Temos a mesma procedência; se não todos, quase todos. Viemos, em grande parte, de Minas ou do interior paulista. Se apreciamos uma generosa carne de porco, talvez o façamos não por elaborada preferência culinária, mas por lembrança do estilo de vida que aprendemos com nossos pais e avós. Na vida roceira em que fomos criados, matar porco era um ritual que envolvia toda a família. Por vezes, até algum vizinho, chamado a ajudar. Era trabalho que começava de manhã bem cedo. A gritaria do animal causava impressão ruim. A mãe tentava impedir que as crianças deixassem a cama para assistir. Se já estavam de pé, aconselhava a que se mantivessem afastados. Não era bom que presenciassem a violência que cabia ao pai executar. Nem deviam sentir pena do bicho. Quanto maior o dó que dele tivessem, tanto mais ele demoraria a morrer. Era a crendice aceita por todos. No fim, as recomendações mostravam-se inúteis. Que moleque ia perder um espetáculo daquele? Pouco depois, lá estavam todos chutando a bexiga do infeliz transformada em bola enchida pelo sopro num canudo de mamona e amarrada num barbante.

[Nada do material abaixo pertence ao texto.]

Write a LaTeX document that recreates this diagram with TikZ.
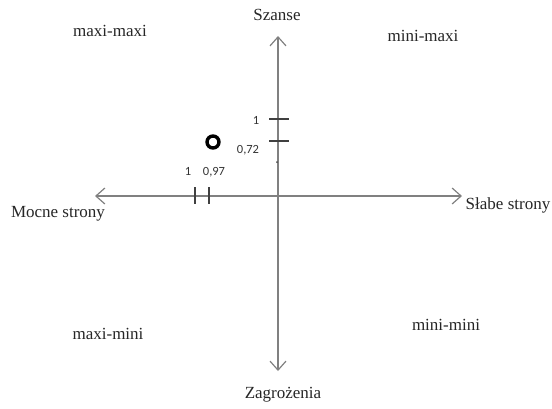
\documentclass[tikz,border=0pt]{standalone}
\usepackage{fontspec}
\setmainfont{Liberation Serif}
\newfontfamily\numfont{Carlito}
\usetikzlibrary{arrows.meta}
\begin{document}
\begin{tikzpicture}[x=1pt,y=-1pt,
  axis/.style={draw=black!50,line width=1.6pt,{Straight Barb[length=9pt,width=16pt,line width=1.2pt]}-{Straight Barb[length=9pt,width=16pt,line width=1.2pt]}},
  tick/.style={draw=black!75,line width=1.2pt},
  lab/.style={font=\fontsize{17}{19}\selectfont,inner sep=0pt,text=black!85},
  num/.style={font=\numfont\fontsize{12.5}{14}\selectfont,inner sep=0pt,text=black!80}]
\useasboundingbox (0,0) rectangle (552,408);
\coordinate (top) at (278,36);
\coordinate (bot) at (278,371);
\coordinate (left) at (95,196);
\coordinate (right) at (462,196);
\draw[axis] (bot) -- (top);
\draw[axis] (left) -- (right);
% ticks on vertical axis
\coordinate (v1a) at (269,119); \coordinate (v1b) at (289,119);
\coordinate (v2a) at (269,141); \coordinate (v2b) at (289,141);
\draw[tick] (v1a) -- (v1b);
\draw[tick] (v2a) -- (v2b);
\fill[black!70] (277,162) circle (1pt);
% ticks on horizontal axis
\coordinate (h1a) at (195,187); \coordinate (h1b) at (195,204);
\coordinate (h2a) at (209,187); \coordinate (h2b) at (209,204);
\draw[tick] (h1a) -- (h1b);
\draw[tick] (h2a) -- (h2b);
% point
\node (pt) [circle,draw=black,line width=3.4pt,minimum size=12pt,inner sep=0pt] at (213,142) {};
% numeric labels
\node[num] (n1v) at (256,120) {1};
\node[num] (n72) at (248,150) {0,72};
\node[num] (n1h) at (188,171) {1};
\node[num] (n97) at (214,172) {0,97};
% axis labels
\node[lab] (sz) at (277,15) {Szanse};
\node[lab] (zg) at (283,395) {Zagrożenia};
\node[lab] (ms) at (58,214) {Mocne strony};
\node[lab] (ss) at (508,205) {Słabe strony};
% quadrant labels
\node[lab] (q1) at (110,31) {maxi-maxi};
\node[lab] (q2) at (423,36) {mini-maxi};
\node[lab] (q3) at (108,334) {maxi-mini};
\node[lab] (q4) at (446,325) {mini-mini};
\end{tikzpicture}
\end{document}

Naquele tempo, não se encontrava família que não observasse o ritual de enviar aos vizinhos um prato de carne do porco abatido. A dona da casa ordenava: “Leve para a Dona Benedita e fale que foi a mãe que mandou”. Explicação, a rigor, desnecessária. Logo cedo o berreiro avisava, a quilômetros de distância, que chegaria carne fresca para o almoço. Embora a carne fosse mesmo um subproduto. Porcos se criavam por causa da banha usada para cozinhar. Matava-se capado da ceva, mantido na engorda até criar toucinho de quatro dedos de altura no lombo. Carne de porco na nossa infância tinha um sabor que a gente deixou de sentir faz tempo. A vizinha recebia o presente, com a explicação pela frugalidade: “A mãe falou para não reparar que desta vez era um porquinho pequeno”. 
Sempre me impressionou esse curioso jeito de viver dos pobres. Sim, porque maior ou menor, todos tinham suas dificuldades. Contudo, em mesa nenhuma faltava o de comer. Generosidade era a grandeza de todos; partilha, o dever sagrado até de quem não tinha religião. Ninguém mesquinhava aos outros as coisas que possuía. Verduras da horta, leite das vacas, ovos das galinhas, frutas do pomar..., fosse o que fosse. Receber dinheiro por isso? Qualquer um teria vergonha até de pensar. Éramos vizinhos, não comerciantes. Não passava pela cabeça de ninguém fazer lucro com a precisão do outro. Se hoje eu tenho, amanhã posso muito bem não ter. Assim como hoje eu ajudo, amanhã, quem sabe, eu precise de ajuda.
Daí a estranheza que me causam pessoas estufadas de ganância, como tantas que se veem. Pessoas fissuradas por levar vantagem em tudo e a qualquer custo. Que ridicularizam princípios como vida comum, solidariedade, partilha, amizade, espirito de serviço, bondade de coração... Será que nossos velhos não nos souberam educar? Só nos transmitiram baboseiras? Transformaram-nos em pobres coitados, incapazes de descobrir as chances que a vida sempre oferece e que só os idiotas não aproveitam?

Às vezes, fico aturdido, confesso. Apesar de tudo, desejo e espero que Deus me deixe morrer como o tolo que, lá na roça, aprendi a ser.